The need for atonement, or payment for sin, is based on God’s holiness and on universal human sinfulness. We don’t have the spiritual life we need to obey God and, even if we did, we cannot pay for our past sins which stand as a barrier between our souls and God. The gospel is that God provided the atonement—a sacrifice that satisfies his wrath against sin—through his Son, the Lord Jesus Christ. What we are unable to do, Christ has done for us. Through his death on the cross in our place he has atoned for our sins; through his resurrection from the dead he possesses that life we need.

Justification, then, supplies our need. When we trust in Christ’s atonement, not trusting in ourselves and our abilities but only in his grace, God freely forgives us (for God to justify a person means he declares a person to be righteous in his sight) and he grants to us the spiritual life that makes us alive and able to do what he commands.
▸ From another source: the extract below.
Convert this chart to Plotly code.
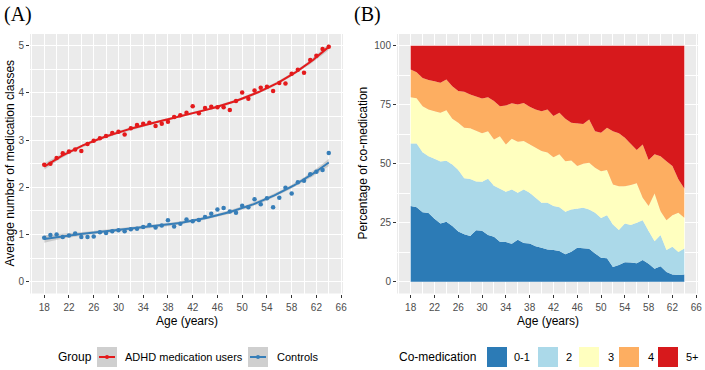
import numpy as np
import plotly.graph_objects as go

# ---------------- data ----------------
ages = list(range(18, 65))

adhd_mean = [2.48, 2.50, 2.62, 2.72, 2.76, 2.80, 2.77, 2.92, 2.99, 3.04,
             3.09, 3.15, 3.18, 3.12, 3.25, 3.32, 3.35, 3.37, 3.30, 3.35,
             3.39, 3.49, 3.53, 3.58, 3.72, 3.57, 3.68, 3.71, 3.70, 3.70,
             3.64, 3.83, 4.01, 3.88, 4.05, 4.11, 4.13, 4.04, 4.21, 4.20,
             4.41, 4.49, 4.43, 4.70, 4.79, 4.93, 4.98]

control_mean = [0.93, 0.99, 1.00, 0.95, 0.98, 1.02, 0.95, 0.95, 0.96, 1.05,
                1.03, 1.07, 1.09, 1.07, 1.11, 1.12, 1.16, 1.20, 1.15, 1.19,
                1.30, 1.17, 1.23, 1.32, 1.28, 1.31, 1.37, 1.44, 1.53, 1.56,
                1.49, 1.46, 1.61, 1.58, 1.75, 1.64, 1.77, 1.58, 1.78, 1.99,
                1.87, 2.11, 2.14, 2.28, 2.33, 2.37, 2.73]

share_0_1 = [32.1, 31.6, 29.4, 29.1, 26.7, 24.7, 25.4, 23.6, 21.3, 20.1,
             19.4, 21.8, 21.6, 19.8, 19.1, 16.9, 16.8, 16.1, 17.8, 16.4,
             16.2, 15.0, 14.4, 13.7, 13.4, 13.0, 11.6, 12.7, 14.4, 14.1,
             14.0, 12.0, 10.2, 9.9, 6.2, 7.1, 8.2, 8.1, 7.8, 9.2,
             7.6, 5.5, 6.6, 4.1, 3.1, 2.8, 3.1]
share_2 = [26.5, 27.0, 25.5, 24.1, 25.4, 26.3, 25.9, 26.1, 26.0, 23.8,
           24.1, 20.7, 20.8, 23.8, 21.6, 22.5, 21.3, 23.0, 19.9, 22.7,
           21.5, 20.6, 19.1, 19.8, 18.7, 18.6, 18.1, 17.9, 16.5, 17.3,
           16.6, 17.2, 16.8, 18.3, 18.1, 14.8, 16.5, 15.9, 17.2, 16.9,
           13.9, 11.7, 13.2, 9.3, 11.7, 9.8, 11.0]
share_3 = [19.6, 19.2, 19.5, 19.8, 20.2, 20.6, 21.4, 19.4, 20.1, 21.4,
           21.5, 21.3, 20.5, 20.2, 19.6, 22.3, 20.1, 21.5, 21.6, 20.5,
           20.5, 21.2, 21.9, 21.3, 20.7, 22.4, 21.4, 20.8, 18.1, 18.6,
           19.8, 19.1, 19.8, 19.1, 16.9, 18.6, 15.8, 17.0, 16.7, 9.5,
           10.6, 20.2, 10.1, 12.7, 13.4, 16.6, 13.0]
share_4 = [11.8, 11.0, 12.0, 12.5, 12.7, 12.7, 13.0, 13.8, 13.4, 15.2,
           14.4, 14.9, 14.8, 14.4, 16.3, 12.7, 16.5, 15.0, 15.8, 16.2,
           16.0, 16.2, 16.9, 18.2, 17.4, 17.6, 18.0, 16.0, 18.1, 16.9,
           18.4, 15.5, 16.3, 18.0, 22.6, 22.4, 20.5, 17.2, 14.1, 22.6,
           19.5, 16.6, 23.3, 25.0, 20.8, 14.2, 12.4]
share_5plus = [10.0, 11.2, 13.6, 14.5, 15.0, 15.7, 14.3, 17.1, 19.2, 19.5,
               20.6, 21.3, 22.3, 21.8, 23.4, 25.6, 25.3, 24.4, 24.9, 24.2,
               25.8, 27.0, 27.7, 27.0, 29.8, 28.4, 30.9, 32.6, 32.9, 33.1,
               31.2, 36.2, 36.9, 34.7, 36.2, 37.1, 39.0, 41.8, 44.2, 41.8,
               48.4, 46.0, 46.8, 48.9, 51.0, 56.6, 60.5]

x_ticks = list(range(18, 67, 4))
ya_ticks = [0, 1, 2, 3, 4, 5]
yb_ticks = [0, 25, 50, 75, 100]

group_names = ["ADHD medication users", "Controls"]
group_colors = ["#E41A1C", "#377EB8"]
comed_names = ["0-1", "2", "3", "4", "5+"]
comed_colors = ["#2C7BB6", "#ABD9E9", "#FFFFBF", "#FDAE61", "#D7191C"]

# ---------------- helpers ----------------
W, H = 705, 370
def px(x): return x / W
def py(y): return 1 - y / H

def smooth_fit(x, y, grid, deg=3):
    x = np.asarray(x, float); y = np.asarray(y, float)
    c, s = x.mean(), x.std()
    X = np.vander((x - c) / s, deg + 1)
    beta, *_ = np.linalg.lstsq(X, y, rcond=None)
    resid = y - X @ beta
    s2 = resid @ resid / (len(x) - deg - 1)
    XtXi = np.linalg.inv(X.T @ X)
    G = np.vander((grid - c) / s, deg + 1)
    fit = G @ beta
    se = np.sqrt(np.einsum('ij,jk,ik->i', G, XtXi, G) * s2)
    return fit, fit - 1.96 * se, fit + 1.96 * se

fig = go.Figure()

# ---------------- panel A ----------------
grid = np.linspace(min(ages), max(ages), 200)
for name, vals, col in zip(group_names, [adhd_mean, control_mean], group_colors):
    fit, lo, hi = smooth_fit(ages, vals, grid)
    fig.add_trace(go.Scatter(x=grid, y=lo, mode='lines', line=dict(width=0),
                             showlegend=False, hoverinfo='skip', xaxis='x', yaxis='y'))
    fig.add_trace(go.Scatter(x=grid, y=hi, mode='lines', line=dict(width=0),
                             fill='tonexty', fillcolor='rgba(153,153,153,0.4)',
                             showlegend=False, hoverinfo='skip', xaxis='x', yaxis='y'))
    fig.add_trace(go.Scatter(x=ages, y=vals, mode='markers', name=name,
                             marker=dict(color=col, size=4.5), showlegend=False,
                             xaxis='x', yaxis='y'))
    fig.add_trace(go.Scatter(x=grid, y=fit, mode='lines', name=name,
                             line=dict(color=col, width=2), showlegend=False,
                             xaxis='x', yaxis='y'))

# ---------------- panel B ----------------
for i, (name, vals, col) in enumerate(zip(comed_names,
        [share_0_1, share_2, share_3, share_4, share_5plus], comed_colors)):
    kw = dict(groupnorm='percent') if i == 0 else {}
    fig.add_trace(go.Scatter(x=ages, y=vals, name=name, stackgroup='b', mode='lines',
                             line=dict(width=0, color=col), fillcolor=col,
                             showlegend=False, xaxis='x2', yaxis='y2', **kw))

# ---------------- axes ----------------
tickfont = dict(family="Liberation Sans, Arial, sans-serif", size=10, color="#4D4D4D")
ydom = [py(293.5), py(34)]

def xaxis(domain, anchor):
    return dict(domain=domain, anchor=anchor, range=[15.7, 66.3], tickmode='array',
                tickvals=x_ticks, ticks='outside', ticklen=3, tickwidth=1,
                tickcolor='#333333', tickfont=tickfont, ticklabelstandoff=1, showgrid=True,
                gridcolor='white', gridwidth=1.1, zeroline=False, showline=False,
                minor=dict(tickmode='array', tickvals=list(range(16, 67, 2)),
                           showgrid=True, gridcolor='white', gridwidth=0.5, ticks=''))

def yaxis(domain, anchor, rng, ticks, minor):
    return dict(domain=domain, anchor=anchor, range=rng, tickmode='array',
                tickvals=ticks, ticks='outside', ticklen=3, tickwidth=1,
                tickcolor='#333333', tickfont=tickfont, showgrid=True,
                gridcolor='white', gridwidth=1.1, zeroline=False, showline=False,
                minor=dict(tickmode='array', tickvals=minor, showgrid=True,
                           gridcolor='white', gridwidth=0.5, ticks=''))

fig.update_layout(
    width=W, height=H,
    margin=dict(l=0, r=0, t=0, b=0, autoexpand=False),
    paper_bgcolor='white', plot_bgcolor='#EBEBEB',
    showlegend=False,
    font=dict(family="Liberation Sans, Arial, sans-serif", size=12, color='black'),
    xaxis=xaxis([px(30), px(343)], 'y'),
    yaxis=yaxis(ydom, 'x', [-0.25, 5.25], ya_ticks, [0.5, 1.5, 2.5, 3.5, 4.5]),
    xaxis2=xaxis([px(397), px(698)], 'y2'),
    yaxis2=yaxis(ydom, 'x2', [-5, 105], yb_ticks, [12.5, 37.5, 62.5, 87.5]),
)

ann = []
def text(x, y, s, size=12, xanchor='left', angle=0, family="Liberation Sans, Arial, sans-serif"):
    ann.append(dict(x=px(x), y=py(y), xref='paper', yref='paper', text=s, showarrow=False,
                    xanchor=xanchor, yanchor='middle', textangle=angle,
                    font=dict(family=family, size=size, color='black')))

# panel tags
text(2, 14, "(A)", size=20, family="Liberation Serif, Times New Roman, serif")
text(352, 14, "(B)", size=20, family="Liberation Serif, Times New Roman, serif")
# axis titles
text(9, 163.5, "Average number of medication classes", xanchor='center', angle=-90)
text(186.5, 321, "Age (years)", xanchor='center')
text(362, 163.5, "Percentage of co-medication", xanchor='center', angle=-90)
text(547.5, 321, "Age (years)", xanchor='center')

# legend A
shapes = []
ly = 357
text(56, ly, "Group")
keyA_x = [97, 248]
labA_x = [123, 275]
for kx, lx, name, col in zip(keyA_x, labA_x, group_names, group_colors):
    shapes.append(dict(type='rect', xref='paper', yref='paper', x0=px(kx), x1=px(kx + 20),
                       y0=py(ly + 10), y1=py(ly - 10), fillcolor='#CFCFCF', line=dict(width=0)))
    shapes.append(dict(type='line', xref='paper', yref='paper', x0=px(kx + 2), x1=px(kx + 18),
                       y0=py(ly), y1=py(ly), line=dict(color=col, width=2)))
    shapes.append(dict(type='circle', xref='paper', yref='paper', x0=px(kx + 8), x1=px(kx + 12),
                       y0=py(ly + 2), y1=py(ly - 2), fillcolor=col, line=dict(width=0)))
    text(lx, ly, name, size=11)

# legend B
text(397, ly, "Co-medication")
keyB_x = [487, 538, 579, 619, 658]
labB_x = [512, 564, 606, 646, 684]
for kx, lx, name, col in zip(keyB_x, labB_x, comed_names, comed_colors):
    shapes.append(dict(type='rect', xref='paper', yref='paper', x0=px(kx), x1=px(kx + 20),
                       y0=py(ly + 10), y1=py(ly - 10), fillcolor=col, line=dict(width=0)))
    text(lx, ly, name, size=11)

fig.update_layout(annotations=ann, shapes=shapes)
fig.write_html("out.html", config={'displayModeBar': False},
               post_script="document.body.style.margin='0';document.body.style.padding='0';"
                           "document.body.style.overflow='hidden';")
Psalm 143 is important in this regard since it is a key text from the Old Testament that undergirds the New Testament idea of our need for “righteousness” as a free gift from God on the basis of Christ’s atoning death:
“Enter not into judgment with your servant, for no one living is righteous before you” (Psalm 143.2).
Many people have the mistaken notion that the Old Testament taught ‘salvation by keeping the law’ and the New Testament teaches ‘salvation by grace.’ No! Both the Old Testament and New Testament are clear that, because of God’s holiness and human sin, salvation has always been by grace through faith in an atonement that only God can provide. The New Testament is clearer on the Person who provided that atonement but it is not clearer on the fact that only God can save people. When David said, “No one living is righteous before you” he was simply stating what is found in other places in the Old Testament—human beings have no ability to restore themselves to God apart from the Person and work of the Divine-Human Redeemer. Only God can make people righteous.

The gospel of Christ is written throughout the book God has given us, not only in some New Testament passages—its most basic elements are found wherever human inability and divine power are brought together.